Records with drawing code
——

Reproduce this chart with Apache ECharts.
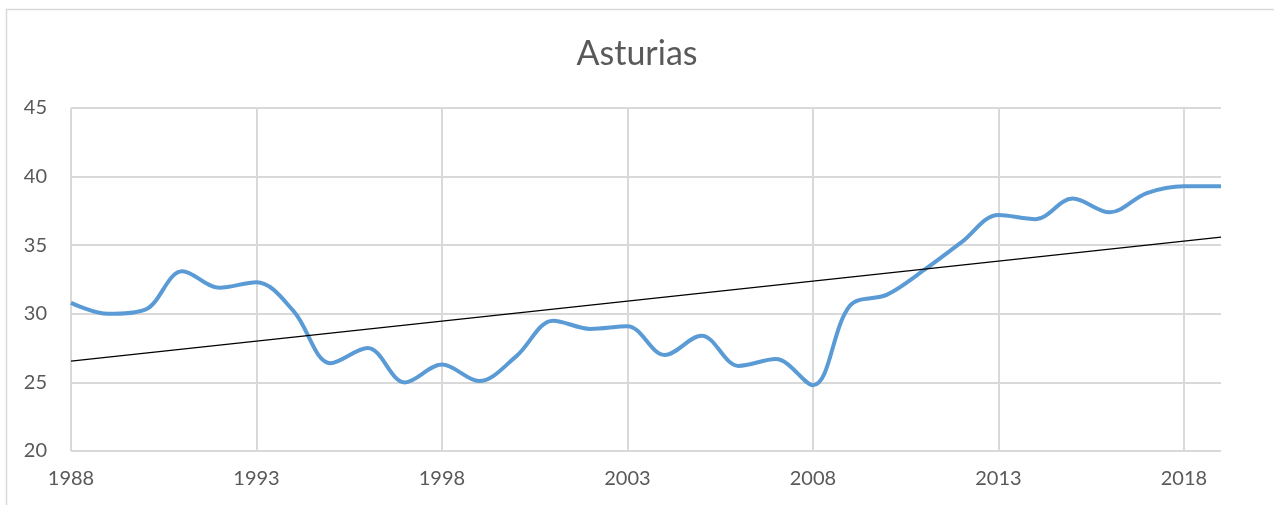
<!DOCTYPE html>
<html>
<head>
<meta charset="utf-8">
<script src="https://cdn.jsdelivr.net/npm/echarts@6/dist/echarts.min.js"></script>
<style>
  html, body { margin: 0; padding: 0; background: #fff; }
  #chart { width: 1274px; height: 505px; }
</style>
</head>
<body>
<div id="chart"></div>
<script>
// years on the category axis
var years = [];
for (var y = 1988; y <= 2019; y++) years.push(String(y));

// values
var asturias = [
    30.8, 30.0, 30.3, 33.1, 31.9, 32.3, 30.2, 26.4, 27.5, 25.0,
    26.3, 25.1, 26.9, 29.5, 28.9, 29.1, 27.0, 28.4, 26.2, 26.7,
    24.8, 30.6, 31.4, 33.2, 35.2, 37.2, 36.9, 38.4, 37.4, 38.8,
    39.3, 39.3
];

var yTicks = [20, 25, 30, 35, 40, 45];

// linear trend (least squares), like the spreadsheet trendline
function linearTrend(vals) {
    var n = vals.length, sx = 0, sy = 0, sxy = 0, sxx = 0;
    for (var i = 0; i < n; i++) {
        sx += i; sy += vals[i]; sxy += i * vals[i]; sxx += i * i;
    }
    var b = (n * sxy - sx * sy) / (n * sxx - sx * sx);
    var a = (sy - b * sx) / n;
    return vals.map(function (v, i) { return +(a + b * i).toFixed(3); });
}

window.onload = function () {
    var chartDom = document.getElementById('chart');
    var myChart = echarts.init(chartDom);
    var font = 'Lato';
    var grey = '#595959';

    var option = {
        animation: false,
        backgroundColor: '#fff',
        graphic: [{
            type: 'rect',
            shape: { x: 6.5, y: 9.5, width: 1400, height: 600 },
            style: { fill: 'none', stroke: '#d9d9d9', lineWidth: 1.5 },
            silent: true
        }],
        title: {
            text: 'Asturias',
            left: 'center',
            top: 32,
            textStyle: { fontFamily: font, fontSize: 34, fontWeight: 'normal', color: grey }
        },
        grid: { left: 71, right: 53, top: 108, bottom: 54 },
        xAxis: {
            type: 'category',
            boundaryGap: false,
            data: years,
            axisLine: { show: false },
            axisTick: { show: false },
            axisLabel: {
                interval: 4,
                margin: 18,
                color: grey,
                fontFamily: font,
                fontSize: 20
            },
            splitLine: {
                show: true,
                interval: 4,
                lineStyle: { color: '#d9d9d9', width: 2 }
            }
        },
        yAxis: {
            type: 'value',
            min: yTicks[0],
            max: yTicks[yTicks.length - 1],
            interval: 5,
            axisLine: { show: false },
            axisTick: { show: false },
            axisLabel: { margin: 24, color: grey, fontFamily: font, fontSize: 20 },
            splitLine: { lineStyle: { color: '#d9d9d9', width: 2 } }
        },
        series: [
            {
                name: 'Asturias',
                type: 'line',
                smooth: 0.35,
                showSymbol: false,
                data: asturias,
                lineStyle: { color: '#5b9bd5', width: 4 },
                z: 3
            },
            {
                name: 'Tendencia',
                type: 'line',
                showSymbol: false,
                data: linearTrend(asturias),
                lineStyle: { color: '#000', width: 1.2 },
                z: 4
            }
        ]
    };

    myChart.setOption(option);
};
</script>
</body>
</html>
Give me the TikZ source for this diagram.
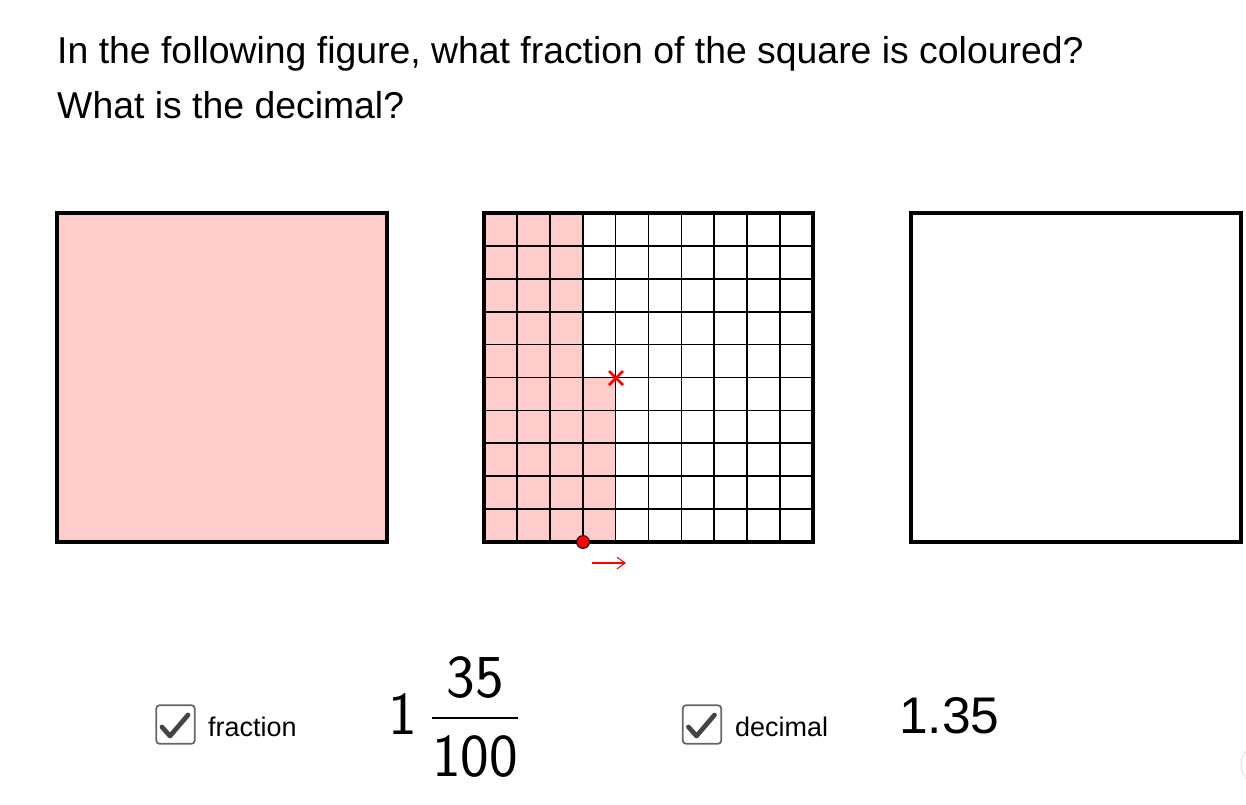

——

Task brief
From the first line of the listing above, repeat every line through the one holding "var yTicks = [20, 25, 30, 35, 40, 45];". Both ends count, and pictures stay out.

In response
Reproduce this chart with Apache ECharts.
<!DOCTYPE html>
<html>
<head>
<meta charset="utf-8">
<script src="https://cdn.jsdelivr.net/npm/echarts@6/dist/echarts.min.js"></script>
<style>
  html, body { margin: 0; padding: 0; background: #fff; }
  #chart { width: 1274px; height: 505px; }
</style>
</head>
<body>
<div id="chart"></div>
<script>
// years on the category axis
var years = [];
for (var y = 1988; y <= 2019; y++) years.push(String(y));

// values
var asturias = [
    30.8, 30.0, 30.3, 33.1, 31.9, 32.3, 30.2, 26.4, 27.5, 25.0,
    26.3, 25.1, 26.9, 29.5, 28.9, 29.1, 27.0, 28.4, 26.2, 26.7,
    24.8, 30.6, 31.4, 33.2, 35.2, 37.2, 36.9, 38.4, 37.4, 38.8,
    39.3, 39.3
];

var yTicks = [20, 25, 30, 35, 40, 45];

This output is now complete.